Stewart Parnell, the former owner and president of the Lynchburg, Va.-based company, was sentenced to 28 years in prison. Mr. Parnell is 61.
Michael Parnell, 56, the brother of Stewart Parnell who was employed as a broker for P.P. Sales and worked on behalf of PCA, was sentenced to 20 years in prison. Mary Wilkerson, who was the quality assurance manager at the PCA plant in Blakely, Ga., was sentenced to 5 years in prison.
The Parnell brothers were convicted by a federal jury on Sept. 19, 2014, of multiple counts of conspiracy, mail and wire fraud and the sale of misbranded food. Stewart Parnell also was convicted of the introduction of adulterated food into interstate commerce. Stewart Parnell and Mary Wilkerson also were convicted of obstruction of justice.
Stewart Parnell was found guilty of all but one of the 68 felony counts with which he was charged on Feb. 15, 2013.

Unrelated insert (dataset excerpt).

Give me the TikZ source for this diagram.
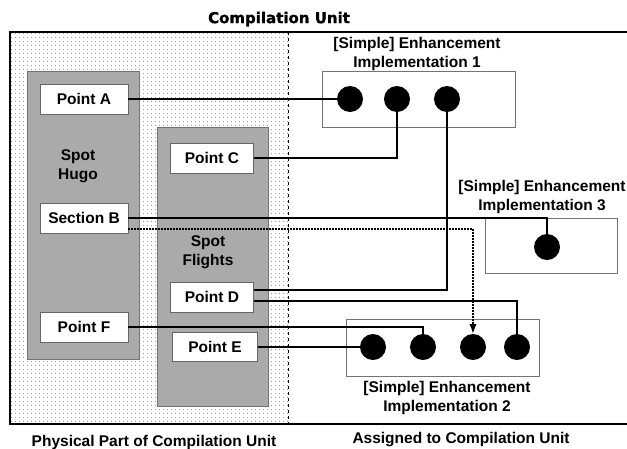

“Americans should be able to trust that the food we buy for ourselves and our families is safe,” said Stuart F. Delery, acting associate attorney general. “The sentences handed down today to officials associated with the Peanut Corporation of America demonstrate the consequences for those whose criminal actions threaten that trust by introducing contaminated food into the marketplace. Our prosecution is just one more example of the forceful actions that the Department of Justice, with its agency partners, takes against any individual or company who compromises the safety of America’s food supply for financial gain.”